Por outro lado, a preferência pelo cumprimento específico da obrigação pode levar à ampliação desnecessária do tempo de tramitação processual. A necessidade de se conceder ao devedor a oportunidade de adimplir a obrigação na forma específica, mesmo após a prolação de sentença que poderia resolver a lide por meio da fixação de perdas e danos, pode postergar a efetividade do direito do credor (ainda que convertido em obrigação de pagar).
Além disso, o cumprimento específico das obrigações nem sempre ocorre de forma simples e direta com uma ação ou omissão do devedor, porque pode depender de avaliações técnicas complexas, supervisão judicial contínua ou mesmo a implementação de medidas adicionais para assegurar a eficácia do adimplemento.

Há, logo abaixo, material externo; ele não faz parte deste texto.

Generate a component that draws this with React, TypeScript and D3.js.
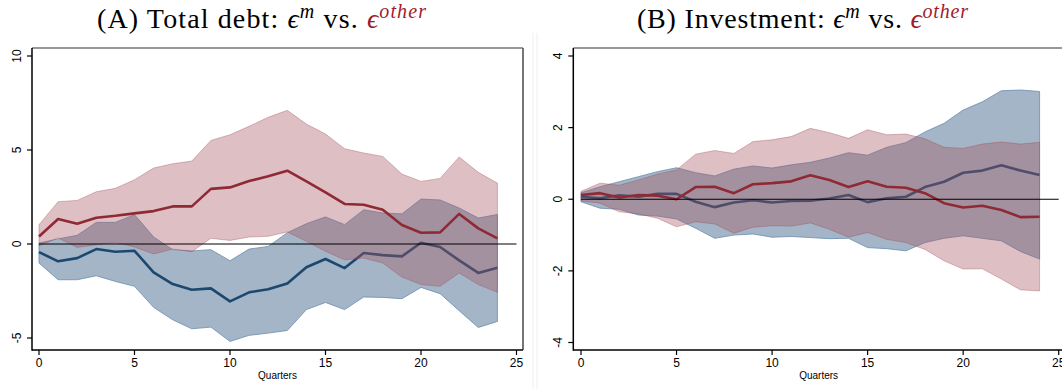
import React from "react";
import * as d3 from "d3";

// Horizon in quarters
const quarters = [0, 1, 2, 3, 4, 5, 6, 7, 8, 9, 10, 11, 12, 13, 14, 15, 16, 17, 18, 19, 20, 21, 22, 23, 24];

// Panel A: total debt responses
const debtOtherMid = [0.40, 1.33, 1.08, 1.40, 1.50, 1.63, 1.75, 2.00, 2.00, 2.93, 3.01, 3.35, 3.60, 3.90, 3.33, 2.75, 2.13, 2.09, 1.82, 1.01, 0.60, 0.62, 1.60, 0.83, 0.30];
const debtOtherHi = [1.03, 2.25, 2.32, 2.78, 2.96, 3.42, 4.04, 4.27, 4.41, 5.51, 5.81, 6.26, 6.74, 7.11, 6.38, 5.85, 5.07, 4.84, 4.66, 3.72, 3.33, 3.49, 4.63, 3.81, 3.24];
const debtOtherLo = [-0.10, 0.32, -0.18, -0.04, 0.09, -0.16, -0.53, -0.27, -0.41, 0.30, 0.19, 0.37, 0.41, 0.64, 0.14, -0.39, -0.84, -0.75, -1.01, -1.76, -2.16, -2.25, -1.54, -2.16, -2.57];
const debtMMid = [-0.43, -0.92, -0.75, -0.27, -0.41, -0.36, -1.51, -2.13, -2.43, -2.36, -3.05, -2.57, -2.41, -2.10, -1.24, -0.80, -1.28, -0.48, -0.59, -0.66, 0.07, -0.16, -0.87, -1.54, -1.26];
const debtMHi = [0.05, 0.27, 0.46, 1.15, 1.15, 1.56, 0.37, -0.30, -0.37, -0.30, -0.89, -0.27, -0.13, 0.60, 1.08, 1.44, 1.03, 1.82, 1.65, 1.60, 2.39, 2.34, 1.91, 1.38, 1.57];
const debtMLo = [-1.01, -1.90, -1.90, -1.69, -1.99, -2.25, -3.37, -4.03, -4.51, -4.42, -5.18, -4.86, -4.74, -4.60, -3.49, -3.11, -3.49, -2.82, -2.84, -2.91, -2.31, -2.64, -3.55, -4.44, -4.12];

// Panel B: investment responses
const invOtherMid = [0.12, 0.17, 0.05, 0.12, 0.10, 0.00, 0.34, 0.35, 0.17, 0.42, 0.45, 0.50, 0.67, 0.54, 0.34, 0.50, 0.35, 0.32, 0.17, -0.11, -0.23, -0.18, -0.30, -0.50, -0.49];
const invOtherHi = [0.22, 0.45, 0.39, 0.54, 0.70, 0.82, 1.26, 1.36, 1.28, 1.61, 1.66, 1.75, 1.98, 1.86, 1.70, 1.94, 1.80, 1.82, 1.69, 1.45, 1.42, 1.54, 1.60, 1.54, 1.59];
const invOtherLo = [-0.05, -0.11, -0.35, -0.41, -0.53, -0.77, -0.63, -0.69, -0.95, -0.78, -0.74, -0.75, -0.66, -0.84, -1.06, -0.93, -1.12, -1.21, -1.40, -1.72, -1.95, -1.94, -2.23, -2.53, -2.56];
const invMMid = [0.07, 0.03, 0.11, 0.07, 0.15, 0.15, -0.07, -0.22, -0.09, -0.03, -0.09, -0.05, -0.04, 0.02, 0.12, -0.08, 0.03, 0.07, 0.34, 0.49, 0.74, 0.80, 0.95, 0.80, 0.68];
const invMHi = [0.18, 0.35, 0.49, 0.63, 0.77, 0.88, 0.74, 0.65, 0.84, 0.93, 0.87, 0.96, 1.03, 1.15, 1.30, 1.23, 1.45, 1.58, 1.88, 2.12, 2.49, 2.72, 3.03, 3.05, 3.01];
const invMLo = [-0.07, -0.25, -0.28, -0.44, -0.47, -0.55, -0.81, -1.09, -1.00, -0.97, -1.06, -1.04, -1.07, -1.10, -1.09, -1.35, -1.38, -1.44, -1.21, -1.09, -1.02, -1.09, -1.16, -1.46, -1.67];

const xTicks = [0, 5, 10, 15, 20, 25];
const debtYTicks = [-5, 0, 5, 10];
const invYTicks = [-4, -2, 0, 2, 4];
const xLabel = "Quarters";

const BLUE_LINE = "#1c4870";
const BLUE_FILL = "#a3b5c6";
const BLUE_EDGE = "#6a8db0";
const RED_LINE = "#8f2a35";
const RED_FILL = "rgba(165,88,100,0.38)";
const RED_EDGE = "rgba(160,70,85,0.45)";
const TITLE_RED = "#a01c2c";

type PanelProps = {
  frame: { left: number; right: number; top: number; bottom: number };
  xRange: [number, number];
  yDomain: [number, number];
  yRange: [number, number];
  yTicks: number[];
  mMid: number[]; mHi: number[]; mLo: number[];
  oMid: number[]; oHi: number[]; oLo: number[];
};

function Panel(p: PanelProps) {
  const x = d3.scaleLinear().domain([0, 25]).range(p.xRange);
  const y = d3.scaleLinear().domain(p.yDomain).range(p.yRange);
  const band = (hi: number[], lo: number[]) =>
    d3.area<number>().x((q) => x(q)).y0((_, i) => y(lo[i])).y1((_, i) => y(hi[i]))(quarters) || "";
  const line = (v: number[]) =>
    d3.line<number>().x((q) => x(q)).y((_, i) => y(v[i]))(quarters) || "";
  const { left, right, top, bottom } = p.frame;
  const sans = "'Liberation Sans', Arial, sans-serif";
  return (
    <g>
      {/* plot region border */}
      <line x1={left} x2={right} y1={top} y2={top} stroke="#333" strokeWidth={1.2} />
      <line x1={right} x2={right} y1={top} y2={bottom} stroke="#666" strokeWidth={1.8} />
      <defs>
        <clipPath id={`clip-${left}`}>
          <rect x={left} y={top} width={right - left} height={bottom - top} />
        </clipPath>
      </defs>
      <g clipPath={`url(#clip-${left})`}>
        <path d={band(p.mHi, p.mLo)} fill={BLUE_FILL} stroke={BLUE_EDGE} strokeWidth={0.8} />
        <path d={line(p.mMid)} fill="none" stroke={BLUE_LINE} strokeWidth={2.6} strokeLinejoin="round" />
        <path d={band(p.oHi, p.oLo)} fill={RED_FILL} stroke={RED_EDGE} strokeWidth={0.8} />
        <path d={line(p.oMid)} fill="none" stroke={RED_LINE} strokeWidth={2.6} strokeLinejoin="round" />
        <line x1={x(0)} x2={x(25)} y1={y(0)} y2={y(0)} stroke="#000" strokeWidth={1} />
      </g>
      {/* axes */}
      <line x1={left} x2={left} y1={top} y2={bottom + 0.75} stroke="#000" strokeWidth={1.5} />
      <line x1={left} x2={right} y1={bottom} y2={bottom} stroke="#000" strokeWidth={1.5} />
      {p.yTicks.map((t) => (
        <g key={`y${t}`}>
          <line x1={left - 5} x2={left} y1={y(t)} y2={y(t)} stroke="#000" strokeWidth={1.2} />
          <text
            transform={`translate(${left - 11.5},${y(t)}) rotate(-90)`}
            textAnchor="middle"
            fontFamily={sans}
            fontSize={12}
            fill="#000"
          >
            {t}
          </text>
        </g>
      ))}
      {xTicks.map((t) => (
        <g key={`x${t}`}>
          <line x1={x(t)} x2={x(t)} y1={bottom} y2={bottom + 5} stroke="#000" strokeWidth={1.2} />
          <text x={x(t)} y={bottom + 17.3} textAnchor="middle" fontFamily={sans} fontSize={12} fill="#000">
            {t}
          </text>
        </g>
      ))}
      <text x={(left + right) / 2} y={bottom + 29} textAnchor="middle" fontFamily={sans} fontSize={10} fill="#000">
        {xLabel}
      </text>
    </g>
  );
}

function Title({ cx, lead, width }: { cx: number; lead: string; width: number }) {
  const serif = "'Liberation Serif', 'Times New Roman', serif";
  return (
    <text
      x={cx}
      y={27.5}
      textAnchor="middle"
      fontFamily={serif}
      fontSize={28}
      fill="#000"
      textLength={width}
      lengthAdjust="spacing"
    >
      <tspan>{lead} </tspan>
      <tspan fontStyle="italic">ϵ</tspan>
      <tspan fontStyle="italic" fontSize={20} dy={-10}>m</tspan>
      <tspan dy={10}> vs. </tspan>
      <tspan fontStyle="italic" fill={TITLE_RED}>ϵ</tspan>
      <tspan fontStyle="italic" fontSize={20} dy={-10} fill={TITLE_RED}>other</tspan>
    </text>
  );
}

export default function App() {
  return (
    <svg
      width={1062}
      height={389}
      viewBox="0 0 1062 389"
      style={{ position: "absolute", left: 0, top: 0, background: "#fff", display: "block" }}
    >
      <rect x={0} y={0} width={1062} height={389} fill="#fff" />
      <line x1={533} x2={533} y1={33} y2={389} stroke="#eeeeee" strokeWidth={1} />
      <line x1={537} x2={537} y1={33} y2={389} stroke="#eeeeee" strokeWidth={1} />
      <Title cx={261.5} lead="(A) Total debt:" width={329} />
      <Title cx={802.5} lead="(B) Investment:" width={331} />
      <Panel
        frame={{ left: 32, right: 523, top: 48, bottom: 350 }}
        xRange={[39, 516.5]}
        yDomain={[-5, 10]}
        yRange={[338, 56]}
        yTicks={debtYTicks}
        mMid={debtMMid} mHi={debtMHi} mLo={debtMLo}
        oMid={debtOtherMid} oHi={debtOtherHi} oLo={debtOtherLo}
      />
      <Panel
        frame={{ left: 573.3, right: 1064, top: 48, bottom: 350 }}
        xRange={[581, 1058.7]}
        yDomain={[-4, 4]}
        yRange={[342.5, 56]}
        yTicks={invYTicks}
        mMid={invMMid} mHi={invMHi} mLo={invMLo}
        oMid={invOtherMid} oHi={invOtherHi} oLo={invOtherLo}
      />
    </svg>
  );
}
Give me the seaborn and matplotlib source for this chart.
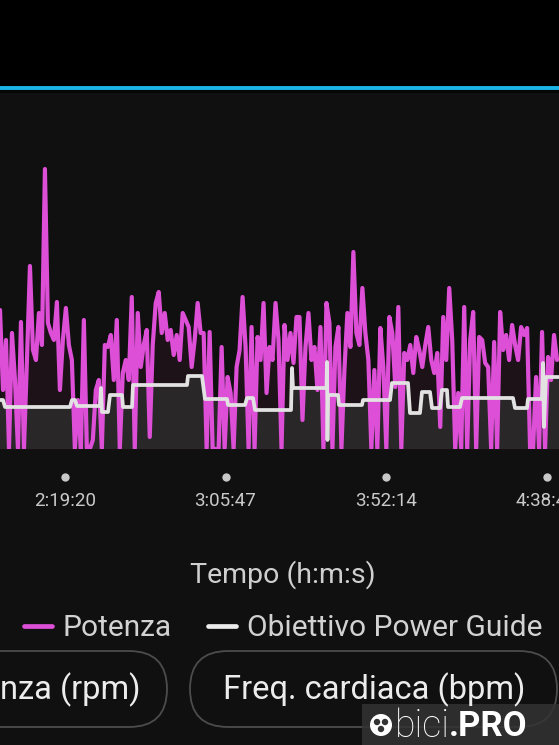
import numpy as np
import pandas as pd
import matplotlib
matplotlib.use("Agg")
import matplotlib.pyplot as plt
import seaborn as sns
from matplotlib.lines import Line2D
from matplotlib.patches import FancyBboxPatch, Rectangle, Circle
from matplotlib.transforms import blended_transform_factory

# power samples (W), one every 52 s starting at 2:00:31
power = [
    556, 236, 436, 0, 464, 276, 0, 508, 0, 356,
    732, 396, 356, 544, 416, 1120, 504, 464, 436, 588,
    236, 436, 564, 416, 356, 0, 196, 0, 516, 0,
    0, 36, 236, 276, 0, 416, 408, 456, 276, 516,
    0, 304, 356, 276, 608, 0, 544, 328, 416, 476,
    48, 416, 584, 628, 464, 544, 436, 476, 376, 456,
    356, 544, 516, 488, 328, 436, 584, 464, 464, 0,
    468, 0, 0, 0, 408, 0, 288, 224, 0, 328,
    396, 608, 408, 0, 488, 0, 448, 356, 584, 224,
    408, 356, 584, 436, 0, 496, 356, 464, 344, 528,
    528, 116, 408, 544, 356, 408, 236, 488, 0, 584,
    504, 0, 408, 488, 0, 316, 544, 408, 788, 464,
    416, 644, 464, 356, 0, 316, 0, 484, 328, 0,
    528, 464, 248, 568, 0, 384, 356, 416, 304, 448,
    396, 328, 416, 488, 356, 304, 384, 88, 528, 356,
    644, 436, 0, 224, 0, 568, 0, 436, 548, 0,
    448, 436, 344, 328, 0, 428, 0, 548, 396, 456,
    356, 496, 416, 356, 488, 456, 484, 0, 0, 288,
    0, 468, 0, 368, 276, 456, 356,
]
start_s = 7231
step_s = 52
end_s = 16937

# Power Guide target (time in s, W)
target_time = [
    7231, 7283, 7318, 8446, 8481, 8533, 8568, 8967, 8985, 9002, 9106, 9141,
    9349, 9367, 9523, 9540, 10478, 10495, 10738, 10790, 11173, 11190, 11485,
    11520, 11624, 11659, 12284, 12301, 12318, 12900, 12909, 12917, 12926,
    13100, 13117, 13516, 13534, 14003, 14037, 14315, 14350, 14523, 14558,
    14697, 14732, 14871, 14905, 14992, 15010, 15218, 15253, 16138, 16173,
    16381, 16399, 16641, 16659, 16676, 16711, 16937,
]
target_watts = [
    196, 196, 168, 168, 196, 196, 172, 172, 244, 148, 148, 216,
    216, 168, 168, 256, 256, 292, 292, 200, 200, 176, 176,
    204, 204, 156, 156, 324, 244, 244, 348, 36, 216,
    216, 176, 176, 196, 196, 264, 264, 144, 144, 228,
    228, 164, 164, 236, 236, 168, 168, 204, 204, 164,
    164, 200, 200, 344, 88, 288, 288,
]

tick_secs = [8360, 11147, 13934, 16721]
tick_labels = ["2:19:20", "3:05:47", "3:52:14", "4:38:41"]

power_df = pd.DataFrame({"time": start_s + step_s * np.arange(len(power)), "power": power})
target_df = pd.DataFrame({"time": target_time, "target": target_watts})

sns.set_style("dark")
plt.rcParams["font.family"] = ["Roboto", "DejaVu Sans"]

W, H = 559, 745
fig = plt.figure(figsize=(W / 100, H / 100), dpi=100)
fig.patch.set_facecolor("#101010")

# pixel-space overlay for the app chrome
over = fig.add_axes([0, 0, 1, 1], zorder=0)
over.set_xlim(0, W)
over.set_ylim(H, 0)
over.axis("off")
over.add_patch(Rectangle((0, 0), W, 86, color="black", lw=0))
over.add_patch(Rectangle((0, 89.5), W, 3, color="#060606", lw=0))
over.plot([0, W], [87.5, 87.5], color="#1ab4e6", lw=2.8, solid_capstyle="butt")

# chart
ax = fig.add_axes([0, 1 - 449 / H, 1, 359 / H], zorder=1)
ax.set_facecolor("none")
ax.fill_between(power_df["time"], power_df["power"], color="#1e1219", lw=0, zorder=1)
ax.fill_between(target_df["time"], target_df["target"], color="#2a2729", lw=0, zorder=2)
sns.lineplot(data=power_df, x="time", y="power", ax=ax, color="#dd4fd7", lw=3.0,
             estimator=None, sort=False, zorder=3, legend=False)
sns.lineplot(data=target_df, x="time", y="target", ax=ax, color="#e2e2e2", lw=2.7,
             estimator=None, sort=False, zorder=4, legend=False)
ax.set_xlim(start_s, end_s)
ax.set_ylim(0, 1436)
for s in ax.spines.values():
    s.set_visible(False)
ax.set_yticks([])
ax.set_xticks(tick_secs)
ax.set_xticklabels(tick_labels, color="#cacaca", fontsize=13.5)
ax.tick_params(axis="x", length=0, pad=31)
ax.set_xlabel("")
ax.set_ylabel("")
tr = blended_transform_factory(ax.transData, ax.transAxes)
ax.scatter(tick_secs, [-28 / 359] * len(tick_secs), s=36, color="#c8c8c8",
           transform=tr, clip_on=False, zorder=5, lw=0)

fig.text(283 / W, 1 - 575 / H, "Tempo (h:m:s)", ha="center", va="center",
         color="#cfcfcf", fontsize=20.5)

handles = [Line2D([], [], color="#dd4fd7", lw=3.4),
           Line2D([], [], color="#ececec", lw=3.4)]
fig.legend(handles, ["Potenza", "Obiettivo Power Guide"], loc="center",
           bbox_to_anchor=(283 / W, 1 - 628 / H), ncol=2, frameon=False,
           fontsize=21.5, labelcolor="#d2d2d2", handlelength=0.95,
           handletextpad=0.35, columnspacing=1.2)

# pill buttons
for x0, x1 in [(-80, 167), (190, 557)]:
    over.add_patch(FancyBboxPatch((x0, 651), x1 - x0, 76,
                                  boxstyle="round,pad=0,rounding_size=38",
                                  fc="none", ec="#4c4c4c", lw=1.3))
over.text(0, 690, "nza (rpm)", ha="left", va="center", color="#ececec", fontsize=23.5)
over.text(374, 690, "Freq. cardiaca (bpm)", ha="center", va="center",
          color="#ececec", fontsize=23.5)

# watermark
over.add_patch(Rectangle((362, 704), W - 362, H - 704, fc="#333333", alpha=0.85, lw=0))
over.add_patch(Circle((381, 725), 11, fc="white", lw=0))
for dx, dy in [(-4, -3), (4, -3), (0, 4)]:
    over.add_patch(Circle((381 + dx, 725 + dy), 3.2, fc="#333333", lw=0))
over.text(395, 726, "bici", ha="left", va="center", color="white",
          fontsize=27, fontweight="light")
over.text(449, 726, ".PRO", ha="left", va="center", color="white",
          fontsize=25, fontweight="bold")

fig.savefig("out.png", dpi=100, facecolor=fig.get_facecolor())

Isso pode tornar o cumprimento das sentenças mais complexo e oneroso, para as partes e para o Judiciário, aumentando a carga de trabalho e, potencialmente, retardando a efetividade do direito e da prestação jurisdicional.
Em determinadas situações, a preferência pelo cumprimento específico pode levar a tentativas infrutíferas de execução dessa modalidade de cumprimento, quando, desde o início, seria mais adequado optar pela conversão em perdas e danos. Isso pode ocorrer especialmente em casos nos quais a obrigação específica se torna excessivamente onerosa ou impraticável, em virtude de mudanças nas situações de fato (e, inclusive, levado à inadimplência que motivou a propositura da demanda judicial).
Assim, é preciso que, na prática, a preferência pelo cumprimento específico seja delimitada no processo, com a fixação de um prazo razoável para o devedor manifestar o seu interesse e cumprir a obrigação, sob pena de conversão em perdas e danos.
Conclusões
A Lei nº 14.833/2024 enfatiza a importância do cumprimento específico das obrigações (de fazer, de não fazer e de entrega de coisa), ao ajustar a dinâmica processual para refletir essa prioridade.
A nova regra promove uma maior fidelidade aos termos originalmente pactuados entre as partes, contribui para a segurança jurídica e a previsibilidade nas relações contratuais, mas, de outro lado, pode atrasar a efetividade do processo.